Something happens in the front yard, something bad, and I am secretly relieved that something happened which validates my consternation about the house. An ambulance comes, and everyone stands around for a little while before going back inside the house. The yard is strangely small for such a big house, only sixty feet or so on each side of the low stone wall that surrounds the yard. The ground is covered with copper-colored dead leaves, and white swaths of dead grass. I watch my cousin dig his foot easily into the ground, and the soil comes up the silky gray of freshly-turned earth that has not had anything planted in it for years, like fine ash. There are no grass roots below the soil, there is nothing growing in the yard.
My Uncle Foye sits down at a small worktable against the stone wall, trying to coax some kind of small green plants to grow. They sit in broken coffee mugs and soda cans cut in half.

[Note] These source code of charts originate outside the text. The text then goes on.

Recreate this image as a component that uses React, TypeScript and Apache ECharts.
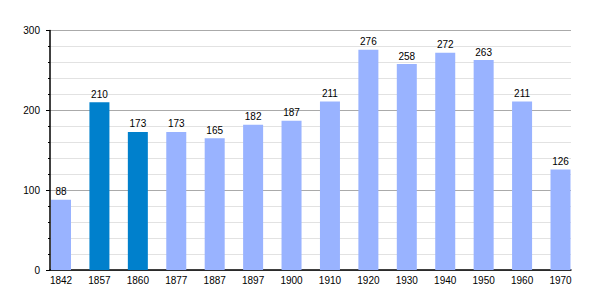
import React, { useEffect, useRef } from "react";
import * as echarts from "echarts";

const years = ["1842", "1857", "1860", "1877", "1887", "1897", "1900", "1910", "1920", "1930", "1940", "1950", "1960", "1970"];
const population = [88, 210, 173, 173, 165, 182, 187, 211, 276, 258, 272, 263, 211, 126];
const highlighted = ["1857", "1860"];
const lightColor = "#99b3ff";
const darkColor = "#0080cc";
const font = "Liberation Sans, Arial, sans-serif";

export default function App() {
  const ref = useRef<HTMLDivElement>(null);
  useEffect(() => {
    if (!ref.current) return;
    const chart = echarts.init(ref.current, null, { renderer: "svg" });
    chart.setOption({
      animation: false,
      grid: [
        { left: 50, right: 29, top: 30.5, bottom: 30 },
        { left: 61, right: 39.5, top: 30.5, bottom: 30 },
      ],
      xAxis: [
        {
          gridIndex: 0,
          type: "category",
          data: years,
          axisLine: { show: true, lineStyle: { color: "#000", width: 1.5 } },
          axisTick: { show: false },
          axisLabel: { show: false },
          splitLine: { show: false },
        },
        {
          gridIndex: 1,
          type: "category",
          data: years,
          boundaryGap: false,
          axisLine: { show: false },
          axisTick: { show: false },
          splitLine: { show: false },
          axisLabel: { color: "#000", fontSize: 10, fontFamily: font, margin: 5, interval: 0 },
        },
      ],
      yAxis: [
        {
          gridIndex: 0,
          type: "value",
          min: 0,
          max: 300,
          interval: 100,
          axisLine: { show: true, lineStyle: { color: "#000", width: 1.5 } },
          axisTick: { show: true, length: 4, lineStyle: { color: "#000" } },
          minorTick: { show: true, splitNumber: 5, length: 2, lineStyle: { color: "#000" } },
          splitLine: { show: true, lineStyle: { color: "#aaa", width: 1 } },
          minorSplitLine: { show: true, lineStyle: { color: "#e2e2e2", width: 1 } },
          axisLabel: { color: "#000", fontSize: 10, fontFamily: font, margin: 10 },
        },
        {
          gridIndex: 1,
          type: "value",
          min: 0,
          max: 300,
          interval: 100,
          show: false,
          splitLine: { show: false },
        },
      ],
      series: [
        {
          type: "bar",
          xAxisIndex: 1,
          yAxisIndex: 1,
          barWidth: 20,
          data: population.map((v, i) => ({
            value: v,
            itemStyle: { color: highlighted.includes(years[i]) ? darkColor : lightColor },
          })),
          label: {
            show: true,
            position: "top",
            distance: 3,
            color: "#000",
            fontSize: 10,
            fontFamily: font,
          },
        },
      ],
    });
    return () => chart.dispose();
  }, []);
  return <div ref={ref} style={{ width: 600, height: 300, position: "absolute", left: 0, top: 0 }} />;
}
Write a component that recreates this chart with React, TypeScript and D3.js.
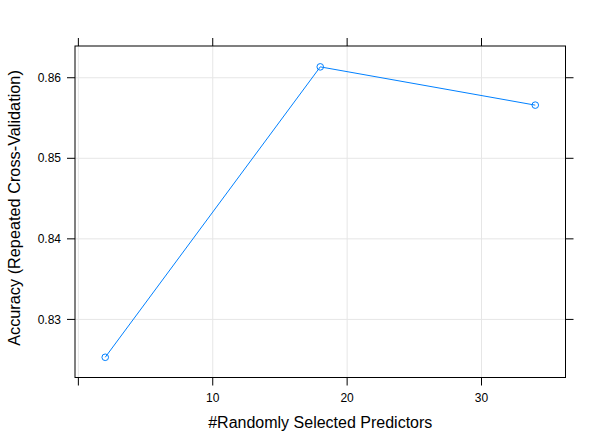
import React from "react";
import * as d3 from "d3";

const mtry = [2, 18, 34];
const accuracy = [0.8253, 0.86135, 0.8566];
const xTicks = [0, 10, 20, 30];
const xTickLabels = ["", "10", "20", "30"];
const yTicks = [0.83, 0.84, 0.85, 0.86];
const yTickLabels = ["0.83", "0.84", "0.85", "0.86"];

const W = 604;
const H = 445;
const left = 75;
const right = 565.5;
const top = 46;
const bottom = 377.5;

export default function App() {
  const x = d3.scaleLinear().domain([-0.25, 36.25]).range([left, right]);
  const y = d3.scaleLinear().domain([0.82279, 0.86394]).range([bottom, top]);
  const line = d3
    .line<number>()
    .x((_, i) => x(mtry[i]))
    .y((d) => y(d));
  const font = "Liberation Sans, Arial, Helvetica, sans-serif";
  return (
    <svg
      width={W}
      height={H}
      style={{ position: "absolute", left: 0, top: 0, background: "#fff" }}
      fontFamily={font}
    >
      {/* grid */}
      {xTicks.map((t) => (
        <line key={"gx" + t} x1={x(t)} x2={x(t)} y1={top} y2={bottom} stroke="#e6e6e6" strokeWidth={1} />
      ))}
      {yTicks.map((t) => (
        <line key={"gy" + t} x1={left} x2={right} y1={y(t)} y2={y(t)} stroke="#e6e6e6" strokeWidth={1} />
      ))}
      {/* data */}
      <path d={line(accuracy) || ""} fill="none" stroke="#0080ff" strokeWidth={1} />
      {accuracy.map((v, i) => (
        <circle key={"p" + i} cx={x(mtry[i])} cy={y(v)} r={3.3} fill="none" stroke="#0080ff" strokeWidth={1} />
      ))}
      {/* panel border */}
      <rect x={left} y={top} width={right - left} height={bottom - top} fill="none" stroke="#000" strokeWidth={1} />
      {/* ticks */}
      {xTicks.map((t, i) => (
        <g key={"tx" + t}>
          <line x1={x(t)} x2={x(t)} y1={bottom} y2={bottom + 8} stroke="#000" />
          <line x1={x(t)} x2={x(t)} y1={top} y2={top - 8} stroke="#000" />
          <text x={x(t)} y={bottom + 24} textAnchor="middle" fontSize={12}>
            {xTickLabels[i]}
          </text>
        </g>
      ))}
      {yTicks.map((t, i) => (
        <g key={"ty" + t}>
          <line x1={left} x2={left - 8} y1={y(t)} y2={y(t)} stroke="#000" />
          <line x1={right} x2={right + 8} y1={y(t)} y2={y(t)} stroke="#000" />
          <text x={left - 14} y={y(t)} dy="0.35em" textAnchor="end" fontSize={12}>
            {yTickLabels[i]}
          </text>
        </g>
      ))}
      {/* axis titles */}
      <text x={(left + right) / 2} y={428} textAnchor="middle" fontSize={16}>
        #Randomly Selected Predictors
      </text>
      <text
        transform={`translate(19.5,208) rotate(-90)`}
        textAnchor="middle"
        fontSize={16.3}
      >
        Accuracy (Repeated Cross-Validation)
      </text>
    </svg>
  );
}
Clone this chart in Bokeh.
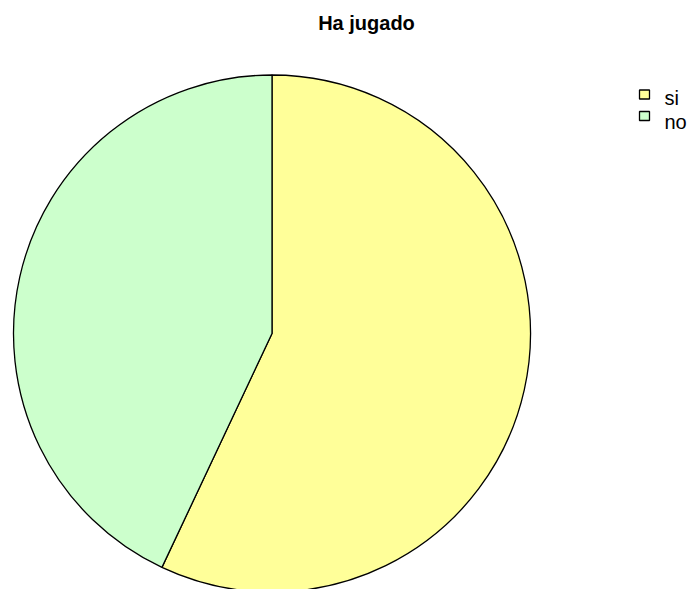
from bokeh.plotting import figure
from bokeh.models import Range1d, ColumnDataSource
from bokeh.embed import file_html
from bokeh.resources import INLINE
from bokeh.core.properties import value
import math

title_text = "Ha jugado"
categories = ["si", "no"]
values = [57, 43]
colors = ["#FFFF99", "#CCFFCC"]

W, H = 688, 589
cx, cy, r = 271.5, H - 333, 258.5

total = sum(values)
starts, ends = [], []
a = math.pi / 2
for v in values:
    starts.append(a)
    a = a - v / total * 2 * math.pi
    ends.append(a)

src = ColumnDataSource(dict(start=starts, end=ends, color=colors, cat=categories))

p = figure(width=W, height=H, x_range=Range1d(0, W), y_range=Range1d(0, H),
           output_backend="svg", toolbar_location=None, min_border=0)
p.axis.visible = False
p.grid.visible = False
p.outline_line_color = None
p.background_fill_color = "white"

p.wedge(x=cx, y=cy, radius=r, start_angle="start", end_angle="end", direction="clock",
        fill_color="color", line_color="black", line_width=1.3, source=src)

p.text(x=[366], y=[H - 22], text=[title_text], text_font=value("Liberation Sans"),
       text_font_style="bold", text_font_size="20px", text_align="center",
       text_baseline="middle", text_color="black")

ly = [H - 94, H - 115.5]
p.rect(x=[644] * len(categories), y=ly, width=10, height=9, fill_color=colors,
       line_color="black", line_width=1.3)
p.text(x=[664] * len(categories), y=[H - 97, H - 121], text=categories,
       text_font=value("Liberation Sans"), text_font_size="20px",
       text_baseline="middle", text_align="left", text_color="black")

open("out.html", "w").write(file_html(p, INLINE))
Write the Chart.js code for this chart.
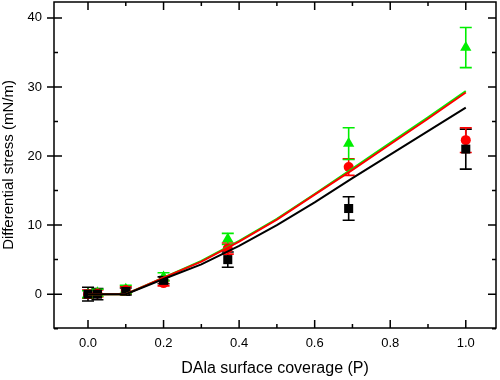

I go to talk to him, I haven't seen him in months. I want to ask him how he is, to reconnect to the people I miss in South Georgia, to tell him how well I am doing. To tell him, basically, that the strange, overly-sensitive and antisocial child he remembers is a functional adult, is doing well in the big world.
He seems weary as I approach him, and he will not look me in the eye. "Jennifer, Uncle Foye is boring," he says, with his habit of speaking in third person present even in the dream. "You go on and leave me alone now, I don't want to talk."
I turn to walk away, but going back into that awful house is the only option, and I know that if I go in something will happen to me. I walk back to it because that is what I was told to do, and start crying because I am afraid going back into the house means I will die.
And as I look at the house I realize why I don't like it, why I don't want to return to it and why I feel that sense of being trapped against my will: it's because I am the bad thing, I am the ghost that everyone tries to ignore and will not interact with.
At this point, Nathan woke me up, as he does every morning before heading out to work. He said I looked really upset. I remember seeing his face and my first thought, in that addled space in between waking and sleep, was 'Oh no, you came into the house with me, and now you're dead, too. I am so sorry I did this to you.'
Bizarrely,I had a lovely day today, and got quite a lot of work done, in direct contrast with the series of crummy, distracted, and bad-tempered days I've had recently. Nothing to make you appreciate life like a really goddamn horrifying dream!